The Commission also notes that, following a slowdown in 2026, real wages are expected to rise more rapidly in 2027 as growth strengthens and the automatic cost-of-living adjustment mechanism takes effect. However, wage increases are expected to lead temporarily to faster growth in labour costs relative to productivity.

On public finances, Cyprus continues to record sizeable surpluses. The general government surplus stood at 3.4% of GDP in 2025, compared with 4.1% in 2024, as public expenditure increased faster than revenues.

Expenditure also included the repayment of an EU grant amounting to 0.2% of GDP that had been allocated for the construction of the Vasilikos liquefied natural gas terminal, following irregularities identified in the project.

The budget surplus is projected to narrow to 2.1% of GDP in 2026 and stand at 2.5% in 2027, reflecting a burden of 0.7% of GDP from the tax reform introduced at the beginning of 2026. The reform includes reductions in special tax charges for businesses and personal income tax through adjustments to tax brackets and allowances. At the same time, the corporate tax rate was increased from 12.5% to 15%, while additional pressure on the budget stems from energy support measures, including targeted subsidies and reductions in VAT and excise duties.

Public investment will continue to be supported by Recovery and Resilience Facility funds in 2026, although this support will end from 2027 onwards. Part of the loss is expected to be offset through increased defence spending financed by SAFE programme loans.

Particular emphasis is also placed on the sharp reduction in public debt. According to the forecasts, the debt-to-GDP ratio declined by more than seven percentage points in 2025, reaching 55% and falling below the 60% threshold for the first time since 2009. The downward trend is expected to continue, with public debt projected to fall to 50.4% of GDP in 2026 and 45.5% in 2027.

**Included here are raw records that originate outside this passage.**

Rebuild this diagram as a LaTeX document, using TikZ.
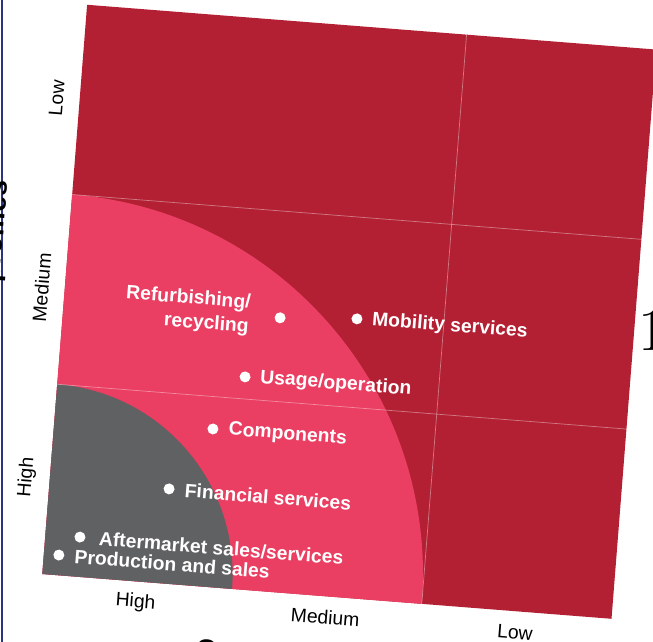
\documentclass[tikz,border=0pt]{standalone}
\usepackage{fontspec}
\newfontfamily\helv{Liberation Sans}
\usetikzlibrary{positioning}
\definecolor{wine}{RGB}{179,32,52}
\definecolor{rose}{RGB}{234,62,98}
\definecolor{slate}{RGB}{96,97,99}
\definecolor{navy}{RGB}{44,52,128}
\begin{document}
\begin{tikzpicture}[%
% common options for the white dots:
dot/.style = {circle, fill=white, minimum size=0.33cm, inner sep=0},
% common options for the item labels:
item/.style = {text=white, font=\helv\fontsize{16.5}{20.5}\selectfont\bfseries, inner sep=0},
% common options for the axis levels:
level/.style = {font=\helv\fontsize{16.5}{20}\selectfont, inner sep=0},
gridline/.style = {white, opacity=0.4, line width=0.6pt}]
\useasboundingbox (-1.269,-2.04) rectangle (18.321,17.22);
\draw[navy, line width=1.6pt] (-1.209,-2.04) -- (-1.209,17.22);
\node[font=\fontsize{51}{51}\selectfont, anchor=base west, inner sep=0] (pagenum) at (17.89,6.69) {1};
\begin{scope}[rotate=-4.5, transform shape, x=5.71cm, y=5.71cm]
% matrix fields
\fill[wine] (0,0) rectangle (3,3);
\fill[rose] (0,0) -- (2,0) arc[start angle=0, end angle=90, radius=2] -- cycle;
\fill[slate] (0,0) -- (1,0) arc[start angle=0, end angle=90, radius=1] -- cycle;
\draw[gridline] (0,1) -- (3,1);
\draw[gridline] (0,2) -- (3,2);
\draw[gridline] (2,0) -- (2,3);
% dots
\node[dot] (refurb) at (1.140,1.440) {};
\node[dot] (mobility) at (1.543,1.466) {};
\node[dot] (usage) at (0.981,1.116) {};
\node[dot] (components) at (0.834,0.830) {};
\node[dot] (financial) at (0.629,0.498) {};
\node[dot] (aftermarket) at (0.182,0.209) {};
\node[dot] (production) at (0.079,0.106) {};
% labels
\node[item, align=right, left=0.74cm of refurb] (refurbtext) {Refurbishing/\\recycling};
\node[item, right=0.28cm of mobility] (mobilitytext) {Mobility services};
\node[item, right=0.28cm of usage] (usagetext) {Usage/operation};
\node[item, right=0.3cm of components] (componentstext) {Components};
\node[item, right=0.3cm of financial] (financialtext) {Financial services};
\node[item, right=0.4cm of aftermarket] (aftermarkettext) {Aftermarket sales/services};
\node[item, right=0.3cm of production] (productiontext) {Production and sales};
% axis levels
\node[level, rotate=90] (rowlow) at (-0.121,2.5) {Low};
\node[level, rotate=90] (rowmedium) at (-0.121,1.5) {Medium};
\node[level, rotate=90] (rowhigh) at (-0.121,0.5) {High};
\node[level] (colhigh) at (0.5,-0.110) {High};
\node[level] (colmedium) at (1.5,-0.110) {Medium};
\node[level] (collow) at (2.5,-0.110) {Low};
% axis titles, cut by the page
\node[font=\helv\fontsize{24}{24}\selectfont\bfseries, rotate=90, anchor=base, inner sep=0] (rowtitle) at (-0.344,1.776) {profiles};
\node[font=\helv\fontsize{24}{24}\selectfont\bfseries, anchor=north, inner sep=0] (coltitle) at (0.889,-0.273) {C};
\end{scope}
\end{tikzpicture}
\end{document}
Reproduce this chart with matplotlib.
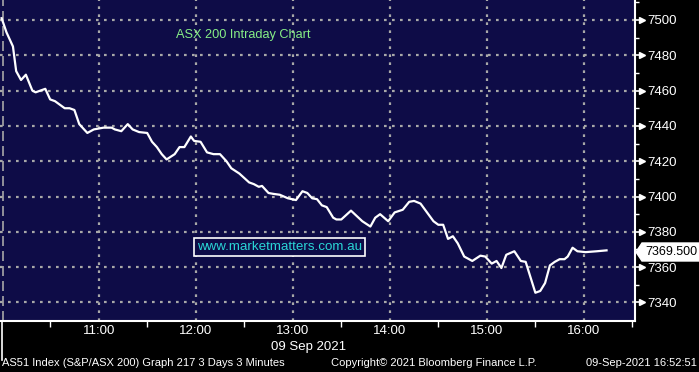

According to the European Commission’s forecast table, private consumption is expected to grow by 2% in 2026 and 2.6% in 2027, while public consumption is forecast to rise by 2.5% and 2% respectively. Fixed investment is projected to increase by 2.9% in 2026 and 3.2% in 2027. Exports of goods and services are forecast to rise by 1.2% in 2026 and 3.1% in 2027, while imports are expected to increase by 1.3% and 3% respectively.